Ook de gemeenten Leeuwarden, Groningen en Zwolle hebben veel brede welvaart, maar lijden enigszins onder hun „beperkte bereikbaarheid”. De gemeenten Heerlen, Sittard-Geleen, Helmond, Roosendaal en Venlo zijn er het slechtst aan toe; daar gaat „weinig brede welvaart gepaard met een geringe woonaantrekkelijkheid”, aldus de onderzoekers, die spreken van „een dubbele uitdaging” voor deze gemeenten.
De gemeenten Heerlen, Sittard-Geleen, Helmond, Roosendaal en Venlo zijn er het slechtst aan toe
Diep in de buidel tasten
Dat gemeenten met een grote aantrekkelijkheid relatief vaak laag scoren op brede welvaart, heeft volgens de onderzoekers vermoedelijk twee oorzaken. Als belangrijkste verklaring noemen de onderzoekers „dat mensen zo graag in de steden met een grote woonaantrekkelijkheid willen wonen dat ze niet alleen diep in de buidel willen tasten (door een hoge prijs voor hun woning te betalen), maar ook willen inleveren op andere terreinen zoals gezondheid, vrije tijd en veiligheid”. Zo hebben inwoners van Amsterdam relatief veel last van stress. Een „aanvullende verklaring” voor de relatief lage brede welvaart in aantrekkelijke steden is dat in deze steden nu eenmaal een „grote groep mensen” woont, veelal in sociale huurwoningen, waarmee het „minder goed gaat”, bijvoorbeeld omdat ze werkloos zijn of kampen met „multiproblematiek”. De onderzoekers opperen dat zich in de aantrekkelijke steden een „grote kloof” aftekent „tussen de haves en de have nots”.
‘Kwaliteit van het leven’
De gemeente met de hoogste kwaliteit van leven is, zoals gezegd, Hengelo, terwijl die bepaald niet de aantrekkelijkste gemeente wordt gevonden; Hengelo staat op deze lijst slechts 42ste. Hengelo scoort op vrijwel alle indicatoren voor brede welvaart „relatief hoog, met uitzondering van het voorzieningenniveau”. Iets minder hoog scoort Hengelo op materiële welvaart, vooral wat het gemiddelde vermogen van de inwoners betreft.

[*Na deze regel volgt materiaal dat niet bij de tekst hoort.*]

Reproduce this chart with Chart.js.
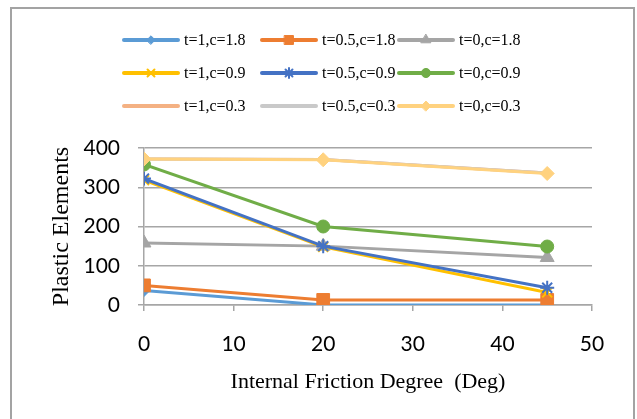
<!DOCTYPE html>
<html>
<head>
<meta charset="utf-8">
<script src="https://cdn.jsdelivr.net/npm/chart.js@4/dist/chart.umd.min.js"></script>
<style>
  html, body { margin: 0; padding: 0; background: #fff; }
  #wrap { width: 637px; height: 419px; position: relative; }
</style>
</head>
<body>
<div id="wrap"><canvas id="lineChart" width="637" height="419"></canvas></div>
<script>
'use strict';

// data
var degrees = [0, 20, 45];
var seriesNames = ['t=1,c=1.8', 't=0.5,c=1.8', 't=0,c=1.8',
                   't=1,c=0.9', 't=0.5,c=0.9', 't=0,c=0.9',
                   't=1,c=0.3', 't=0.5,c=0.3', 't=0,c=0.3'];
var t1c18  = [37, 0, 0];
var t05c18 = [50, 13, 13];
var t0c18  = [158, 150, 121];
var t1c09  = [318, 148, 32];
var t05c09 = [322, 150, 44];
var t0c09  = [358, 200, 149];
var t1c03  = [372, 371, 336];
var t05c03 = [372, 371, 336];
var t0c03  = [372, 370, 335];
var xTicks = [0, 10, 20, 30, 40, 50];
var yTicks = [0, 100, 200, 300, 400];

var seriesValues = [t1c18, t05c18, t0c18, t1c09, t05c09, t0c09, t1c03, t05c03, t0c03];
var colors = ['#5B9BD5', '#ED7D31', '#A5A5A5', '#FFC000', '#4472C4', '#70AD47', '#F4B183', '#C9C9C9', '#FFD27F'];
var markers = ['rectRot', 'rect', 'triangle', 'crossRot', 'star', 'circle', false, false, 'rectRot'];
var markerSize = [6, 9, 8, 7, 7, 6.5, 0, 0, 7];

var serif = '"Liberation Serif", "Times New Roman", serif';
var sans = 'Lato, "Open Sans", sans-serif';

var datasets = seriesNames.map(function (name, i) {
  return {
    label: name,
    data: seriesValues[i].map(function (v, j) { return { x: degrees[j], y: v }; }),
    borderColor: colors[i],
    backgroundColor: colors[i],
    borderWidth: 3,
    pointStyle: markers[i] || 'circle',
    pointRadius: markerSize[i],
    pointBorderWidth: (markers[i] === 'crossRot' || markers[i] === 'star') ? 2 : 1,
    pointBackgroundColor: colors[i],
    pointBorderColor: colors[i],
    tension: 0,
    order: 20 - i   // later series on top, like the original
  };
});

// outer grey frame
var framePlugin = {
  id: 'frame',
  beforeDraw: function (chart) {
    var ctx = chart.ctx;
    ctx.save();
    ctx.fillStyle = '#fff';
    ctx.fillRect(0, 0, chart.width, chart.height);
    ctx.strokeStyle = '#a3a3a3';
    ctx.lineWidth = 2;
    ctx.strokeRect(11, 8, 623, 440);
    ctx.restore();
  }
};

// 3 x 3 legend grid
var gridLegend = {
  id: 'gridLegend',
  afterDraw: function (chart) {
    var ctx = chart.ctx;
    var colX = [124, 262, 399];
    var rowY = [40, 73, 106];
    ctx.save();
    chart.data.datasets.forEach(function (ds, i) {
      var x = colX[i % 3], y = rowY[Math.floor(i / 3)];
      ctx.strokeStyle = ds.borderColor;
      ctx.lineWidth = 4;
      ctx.lineCap = 'round';
      ctx.beginPath();
      ctx.moveTo(x, y);
      ctx.lineTo(x + 54, y);
      ctx.stroke();
      if (markers[i]) {
        ctx.fillStyle = ds.borderColor;
        ctx.lineWidth = ds.pointBorderWidth;
        Chart.helpers.drawPoint(ctx, { pointStyle: markers[i], radius: markerSize[i] * 0.7, rotation: 0, borderWidth: ds.pointBorderWidth }, x + 27, y);
      }
      ctx.fillStyle = '#000';
      ctx.font = '16px ' + serif;
      ctx.textBaseline = 'middle';
      ctx.textAlign = 'left';
      ctx.fillText(ds.label, x + 60, y + 1);
    });
    ctx.restore();
  }
};

var ctx = document.getElementById('lineChart').getContext('2d');
var chart = new Chart(ctx, {
  type: 'line',
  data: { datasets: datasets },
  options: {
    responsive: false,
    animation: false,
    layout: { padding: { left: 44, right: 45, top: 148, bottom: 0 } },
    plugins: {
      legend: { display: false },
      tooltip: { enabled: false }
    },
    scales: {
      x: {
        type: 'linear',
        min: 0,
        max: 50,
        afterBuildTicks: function (scale) {
          scale.ticks = xTicks.map(function (v) { return { value: v }; });
        },
        afterFit: function (scale) { scale.height = 114; },
        grid: { drawOnChartArea: false, drawTicks: true, tickLength: 6, color: '#a6a6a6', lineWidth: 1.5 },
        border: { display: true, color: '#a6a6a6', width: 1.5 },
        ticks: { color: '#000', padding: 21, font: { family: sans, size: 21 } },
        title: {
          display: true,
          text: 'Internal Friction Degree  (Deg)',
          color: '#000',
          font: { family: serif, size: 22 },
          padding: { top: 0, bottom: 24 }
        }
      },
      y: {
        min: 0,
        max: 400,
        afterBuildTicks: function (scale) {
          scale.ticks = yTicks.map(function (v) { return { value: v }; });
        },
        afterFit: function (scale) { scale.width = 100; },
        grid: { drawOnChartArea: true, drawTicks: true, tickLength: 6, color: '#a6a6a6', lineWidth: 1.5 },
        border: { display: true, color: '#a6a6a6', width: 1.5 },
        ticks: { color: '#000', padding: 18, font: { family: sans, size: 21 } },
        title: {
          display: true,
          text: 'Plastic Elements',
          color: '#000',
          font: { family: serif, size: 24 },
          padding: { top: 3, bottom: 0 }
        }
      }
    }
  },
  plugins: [framePlugin, gridLegend]
});
</script>
</body>
</html>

Wat het begrip brede welvaart precies inhoudt, valt lastig uit te leggen, stellen de onderzoekers. In elk geval is het méér dan economische welvaart: „Overkoepelend gaat het over alle aspecten van het leven die mensen van waarde vinden en die raken aan de kwaliteit van het leven”. De belangrijkste indicatoren voor het meten van deze brede welvaart zijn materiële welvaart, gezondheid en welzijn, werk en opleiding, werk- en privébalans, woonplezier, natuur en milieu, sociale cohesie, en veiligheid.